WHAT TO DO -
Reproduce the records below in full and exactly, without their images.

----------------------------------------

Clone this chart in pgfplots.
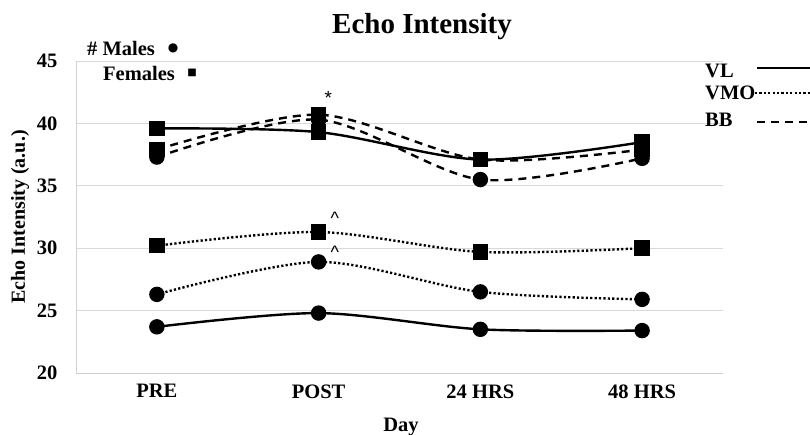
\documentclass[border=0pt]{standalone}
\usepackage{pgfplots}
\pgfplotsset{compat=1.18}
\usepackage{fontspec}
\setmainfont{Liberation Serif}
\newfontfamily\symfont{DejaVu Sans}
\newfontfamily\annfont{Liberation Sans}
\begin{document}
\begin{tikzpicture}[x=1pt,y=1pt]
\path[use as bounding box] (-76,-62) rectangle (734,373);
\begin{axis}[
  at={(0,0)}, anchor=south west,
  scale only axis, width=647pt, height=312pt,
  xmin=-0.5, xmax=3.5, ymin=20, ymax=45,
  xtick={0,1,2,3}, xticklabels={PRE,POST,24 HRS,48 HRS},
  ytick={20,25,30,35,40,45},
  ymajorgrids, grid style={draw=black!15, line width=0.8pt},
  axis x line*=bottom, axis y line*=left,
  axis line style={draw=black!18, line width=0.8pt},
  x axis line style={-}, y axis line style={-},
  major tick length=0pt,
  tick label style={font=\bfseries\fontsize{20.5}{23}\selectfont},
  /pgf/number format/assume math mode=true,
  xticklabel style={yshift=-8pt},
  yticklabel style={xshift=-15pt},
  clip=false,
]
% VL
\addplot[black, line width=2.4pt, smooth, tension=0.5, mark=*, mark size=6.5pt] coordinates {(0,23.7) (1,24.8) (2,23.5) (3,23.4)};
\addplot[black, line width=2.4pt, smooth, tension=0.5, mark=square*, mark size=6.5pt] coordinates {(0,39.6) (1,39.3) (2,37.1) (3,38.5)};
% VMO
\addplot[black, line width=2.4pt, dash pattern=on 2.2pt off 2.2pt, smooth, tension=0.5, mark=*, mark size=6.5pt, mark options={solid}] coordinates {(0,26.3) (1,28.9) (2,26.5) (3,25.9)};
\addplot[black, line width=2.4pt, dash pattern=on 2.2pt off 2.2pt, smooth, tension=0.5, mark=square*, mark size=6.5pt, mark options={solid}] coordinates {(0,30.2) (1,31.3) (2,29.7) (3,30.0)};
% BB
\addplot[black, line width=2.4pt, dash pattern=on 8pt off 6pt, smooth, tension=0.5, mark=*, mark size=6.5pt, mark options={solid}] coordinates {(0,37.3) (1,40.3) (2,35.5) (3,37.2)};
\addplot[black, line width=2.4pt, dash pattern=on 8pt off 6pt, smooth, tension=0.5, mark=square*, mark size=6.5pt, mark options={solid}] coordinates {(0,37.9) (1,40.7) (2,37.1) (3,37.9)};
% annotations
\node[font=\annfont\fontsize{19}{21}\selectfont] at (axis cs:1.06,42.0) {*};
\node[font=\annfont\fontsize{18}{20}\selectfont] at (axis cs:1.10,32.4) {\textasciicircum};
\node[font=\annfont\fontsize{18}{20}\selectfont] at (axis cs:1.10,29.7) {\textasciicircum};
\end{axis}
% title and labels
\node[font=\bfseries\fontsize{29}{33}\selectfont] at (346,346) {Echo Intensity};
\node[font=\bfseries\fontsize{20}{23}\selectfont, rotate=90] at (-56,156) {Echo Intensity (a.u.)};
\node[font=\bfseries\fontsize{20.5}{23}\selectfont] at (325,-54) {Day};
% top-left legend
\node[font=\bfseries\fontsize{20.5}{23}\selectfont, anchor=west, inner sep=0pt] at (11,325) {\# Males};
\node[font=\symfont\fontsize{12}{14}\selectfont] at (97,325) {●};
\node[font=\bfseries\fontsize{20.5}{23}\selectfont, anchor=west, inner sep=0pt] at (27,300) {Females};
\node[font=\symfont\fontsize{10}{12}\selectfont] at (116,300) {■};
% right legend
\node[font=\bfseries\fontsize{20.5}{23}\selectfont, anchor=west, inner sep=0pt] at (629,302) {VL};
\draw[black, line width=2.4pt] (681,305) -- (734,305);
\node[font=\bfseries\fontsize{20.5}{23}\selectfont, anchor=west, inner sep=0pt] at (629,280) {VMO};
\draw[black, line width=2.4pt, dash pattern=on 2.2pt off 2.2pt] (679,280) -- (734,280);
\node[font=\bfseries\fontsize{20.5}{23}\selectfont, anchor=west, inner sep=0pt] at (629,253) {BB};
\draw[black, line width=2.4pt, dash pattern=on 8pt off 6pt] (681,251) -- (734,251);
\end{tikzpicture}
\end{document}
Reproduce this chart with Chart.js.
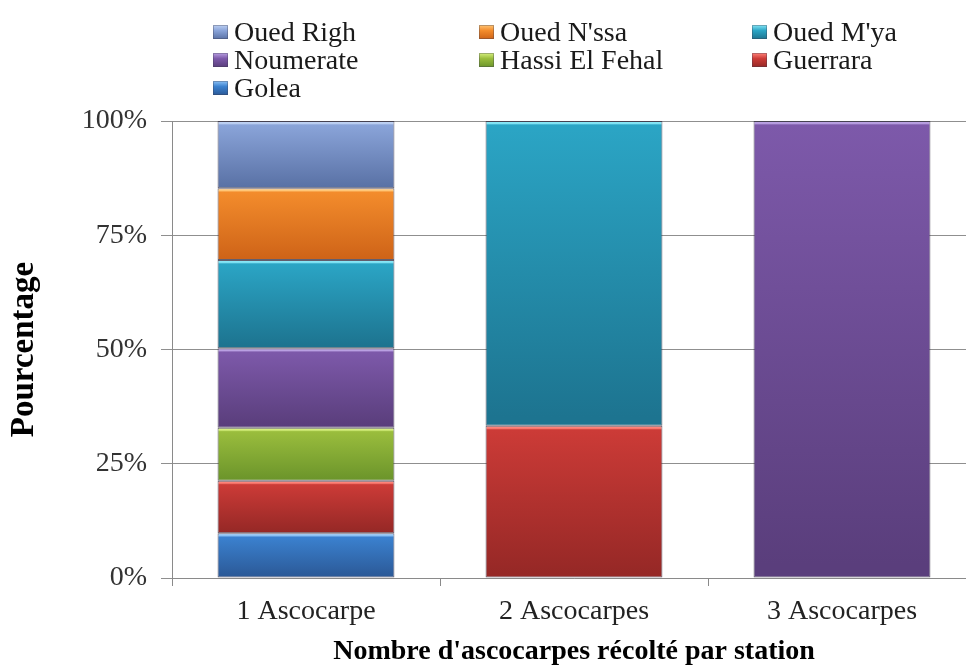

----------------------------------------

IN RESPONSE -
Clone this chart in pgfplots.
\documentclass[border=0pt]{standalone}
\usepackage{pgfplots}
\pgfplotsset{compat=1.18}
\usepackage{fontspec}
\setmainfont{Liberation Serif}
\newfontfamily\symfont{DejaVu Sans}
\newfontfamily\annfont{Liberation Sans}
\begin{document}
\begin{tikzpicture}[x=1pt,y=1pt]
\path[use as bounding box] (-76,-62) rectangle (734,373);
\begin{axis}[
  at={(0,0)}, anchor=south west,
  scale only axis, width=647pt, height=312pt,
  xmin=-0.5, xmax=3.5, ymin=20, ymax=45,
  xtick={0,1,2,3}, xticklabels={PRE,POST,24 HRS,48 HRS},
  ytick={20,25,30,35,40,45},
  ymajorgrids, grid style={draw=black!15, line width=0.8pt},
  axis x line*=bottom, axis y line*=left,
  axis line style={draw=black!18, line width=0.8pt},
  x axis line style={-}, y axis line style={-},
  major tick length=0pt,
  tick label style={font=\bfseries\fontsize{20.5}{23}\selectfont},
  /pgf/number format/assume math mode=true,
  xticklabel style={yshift=-8pt},
  yticklabel style={xshift=-15pt},
  clip=false,
]
% VL
\addplot[black, line width=2.4pt, smooth, tension=0.5, mark=*, mark size=6.5pt] coordinates {(0,23.7) (1,24.8) (2,23.5) (3,23.4)};
\addplot[black, line width=2.4pt, smooth, tension=0.5, mark=square*, mark size=6.5pt] coordinates {(0,39.6) (1,39.3) (2,37.1) (3,38.5)};
% VMO
\addplot[black, line width=2.4pt, dash pattern=on 2.2pt off 2.2pt, smooth, tension=0.5, mark=*, mark size=6.5pt, mark options={solid}] coordinates {(0,26.3) (1,28.9) (2,26.5) (3,25.9)};
\addplot[black, line width=2.4pt, dash pattern=on 2.2pt off 2.2pt, smooth, tension=0.5, mark=square*, mark size=6.5pt, mark options={solid}] coordinates {(0,30.2) (1,31.3) (2,29.7) (3,30.0)};
% BB
\addplot[black, line width=2.4pt, dash pattern=on 8pt off 6pt, smooth, tension=0.5, mark=*, mark size=6.5pt, mark options={solid}] coordinates {(0,37.3) (1,40.3) (2,35.5) (3,37.2)};
\addplot[black, line width=2.4pt, dash pattern=on 8pt off 6pt, smooth, tension=0.5, mark=square*, mark size=6.5pt, mark options={solid}] coordinates {(0,37.9) (1,40.7) (2,37.1) (3,37.9)};
% annotations
\node[font=\annfont\fontsize{19}{21}\selectfont] at (axis cs:1.06,42.0) {*};
\node[font=\annfont\fontsize{18}{20}\selectfont] at (axis cs:1.10,32.4) {\textasciicircum};
\node[font=\annfont\fontsize{18}{20}\selectfont] at (axis cs:1.10,29.7) {\textasciicircum};
\end{axis}
% title and labels
\node[font=\bfseries\fontsize{29}{33}\selectfont] at (346,346) {Echo Intensity};
\node[font=\bfseries\fontsize{20}{23}\selectfont, rotate=90] at (-56,156) {Echo Intensity (a.u.)};
\node[font=\bfseries\fontsize{20.5}{23}\selectfont] at (325,-54) {Day};
% top-left legend
\node[font=\bfseries\fontsize{20.5}{23}\selectfont, anchor=west, inner sep=0pt] at (11,325) {\# Males};
\node[font=\symfont\fontsize{12}{14}\selectfont] at (97,325) {●};
\node[font=\bfseries\fontsize{20.5}{23}\selectfont, anchor=west, inner sep=0pt] at (27,300) {Females};
\node[font=\symfont\fontsize{10}{12}\selectfont] at (116,300) {■};
% right legend
\node[font=\bfseries\fontsize{20.5}{23}\selectfont, anchor=west, inner sep=0pt] at (629,302) {VL};
\draw[black, line width=2.4pt] (681,305) -- (734,305);
\node[font=\bfseries\fontsize{20.5}{23}\selectfont, anchor=west, inner sep=0pt] at (629,280) {VMO};
\draw[black, line width=2.4pt, dash pattern=on 2.2pt off 2.2pt] (679,280) -- (734,280);
\node[font=\bfseries\fontsize{20.5}{23}\selectfont, anchor=west, inner sep=0pt] at (629,253) {BB};
\draw[black, line width=2.4pt, dash pattern=on 8pt off 6pt] (681,251) -- (734,251);
\end{tikzpicture}
\end{document}
Reproduce this chart with Chart.js.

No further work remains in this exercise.